Interestingly, the Fed repeated this in a statement released on March 19, 2014. The foreign institutional investors invested Rs 4,222.10 crore on March 21, 2014, in the Indian stock market. This is the highest amount they have invested on any single day, since the beginning of this year. So, are the foreign investors investing in India because they have faith in Modi? Or are they simply investing because “easy money” continues to be available to them at rock bottom interest rates? The stories appearing in the media haven’t got around to explaining that.
Another theory that went around briefly was that the stock market is rallying because India’s economic data had been improving. Inflation was down. Industrial output as measured by the index of industrial production had marginally improved. And the current account deficit had been brought under control. This theory lasted till the index of industrial production for the month of February 2014 was declared. Industrial output for the month was down 1.9%.

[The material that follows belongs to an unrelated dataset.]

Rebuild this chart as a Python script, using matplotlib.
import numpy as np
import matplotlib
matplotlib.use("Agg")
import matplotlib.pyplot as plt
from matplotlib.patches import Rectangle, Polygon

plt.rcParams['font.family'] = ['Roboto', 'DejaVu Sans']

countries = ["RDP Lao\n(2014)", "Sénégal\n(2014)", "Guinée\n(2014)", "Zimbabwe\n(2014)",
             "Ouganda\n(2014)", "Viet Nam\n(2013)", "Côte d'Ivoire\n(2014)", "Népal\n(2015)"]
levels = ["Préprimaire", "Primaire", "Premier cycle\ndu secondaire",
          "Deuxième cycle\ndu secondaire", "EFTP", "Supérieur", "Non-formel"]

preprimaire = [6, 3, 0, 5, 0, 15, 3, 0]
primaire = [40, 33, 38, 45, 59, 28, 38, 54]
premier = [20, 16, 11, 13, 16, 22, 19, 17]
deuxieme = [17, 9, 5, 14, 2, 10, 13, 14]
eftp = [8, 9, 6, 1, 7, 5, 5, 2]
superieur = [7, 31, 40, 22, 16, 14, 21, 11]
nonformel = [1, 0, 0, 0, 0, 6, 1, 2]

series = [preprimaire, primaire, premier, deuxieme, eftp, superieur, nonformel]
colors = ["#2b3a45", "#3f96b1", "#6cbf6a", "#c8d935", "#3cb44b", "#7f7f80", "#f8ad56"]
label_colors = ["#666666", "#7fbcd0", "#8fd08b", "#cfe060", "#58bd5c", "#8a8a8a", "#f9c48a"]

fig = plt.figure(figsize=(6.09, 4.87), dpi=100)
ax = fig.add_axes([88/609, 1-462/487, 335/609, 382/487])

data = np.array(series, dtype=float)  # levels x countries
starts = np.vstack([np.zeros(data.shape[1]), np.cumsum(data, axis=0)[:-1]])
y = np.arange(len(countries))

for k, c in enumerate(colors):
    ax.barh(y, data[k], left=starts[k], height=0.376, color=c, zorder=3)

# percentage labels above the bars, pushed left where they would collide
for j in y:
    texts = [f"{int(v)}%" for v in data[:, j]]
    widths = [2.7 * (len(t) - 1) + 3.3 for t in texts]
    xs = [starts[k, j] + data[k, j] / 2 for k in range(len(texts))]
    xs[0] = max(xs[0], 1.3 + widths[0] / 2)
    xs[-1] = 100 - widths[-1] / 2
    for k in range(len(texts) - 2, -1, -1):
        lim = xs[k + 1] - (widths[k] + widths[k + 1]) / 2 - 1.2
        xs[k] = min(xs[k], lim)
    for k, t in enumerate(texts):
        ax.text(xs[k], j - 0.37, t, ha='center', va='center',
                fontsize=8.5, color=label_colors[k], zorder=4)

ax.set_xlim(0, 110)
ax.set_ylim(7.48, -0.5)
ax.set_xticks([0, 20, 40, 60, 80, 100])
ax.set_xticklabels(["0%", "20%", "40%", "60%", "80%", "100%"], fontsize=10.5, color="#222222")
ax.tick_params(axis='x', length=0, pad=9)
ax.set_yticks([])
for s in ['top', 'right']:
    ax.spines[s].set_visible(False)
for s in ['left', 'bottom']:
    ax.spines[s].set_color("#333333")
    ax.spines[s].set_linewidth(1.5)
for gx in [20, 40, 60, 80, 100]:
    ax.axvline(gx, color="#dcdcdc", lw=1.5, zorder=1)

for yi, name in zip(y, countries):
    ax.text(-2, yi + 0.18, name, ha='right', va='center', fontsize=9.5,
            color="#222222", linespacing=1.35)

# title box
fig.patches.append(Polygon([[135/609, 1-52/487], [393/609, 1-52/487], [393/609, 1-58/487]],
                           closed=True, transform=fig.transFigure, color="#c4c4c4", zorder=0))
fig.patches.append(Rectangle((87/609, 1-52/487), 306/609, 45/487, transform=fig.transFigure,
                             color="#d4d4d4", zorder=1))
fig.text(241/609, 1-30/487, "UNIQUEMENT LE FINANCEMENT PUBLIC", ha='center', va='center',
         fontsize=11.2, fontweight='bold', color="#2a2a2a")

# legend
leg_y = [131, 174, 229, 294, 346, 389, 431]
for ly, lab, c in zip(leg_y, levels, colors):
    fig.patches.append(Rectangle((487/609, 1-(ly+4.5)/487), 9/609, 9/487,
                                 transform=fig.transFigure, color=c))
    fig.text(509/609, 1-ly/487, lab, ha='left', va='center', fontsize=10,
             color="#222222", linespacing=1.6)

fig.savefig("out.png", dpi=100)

The conspiracy theorists also suggested that it was the black money of politicians coming back to India. They needed that money to fight elections. Well, if they needed that money, they would have sold their stock market holdings, and the stock market would have fallen. But that hasn’t really happened.
So what is happening here? As Ben Hunt writes in a newsletter titled Epsilon Theory and dated February 28, 2014 “Ants, bees, termites, and humans – the most successful species on the planet – are constantly signaling each other so that we can make sense of our world together. That’s the secret of our success as social animals.”
The point is that everybody loves a good story. We want coherent explanations of what is happening in the world around us. As Nassim Nicholas Taleb writes in The Black Swan—The Impact of the Highly Improbable “We love the tangible, the confirmation, the palpable, the real, the visible, the concrete, the known, the seen, the vivid, the visual, the social, the embedded, the emotionally laden, the salient, the stereotypical, the moving, the theatrical, the romanced, the cosmetic, the official…the lurid. Most of all we favour the narrated.”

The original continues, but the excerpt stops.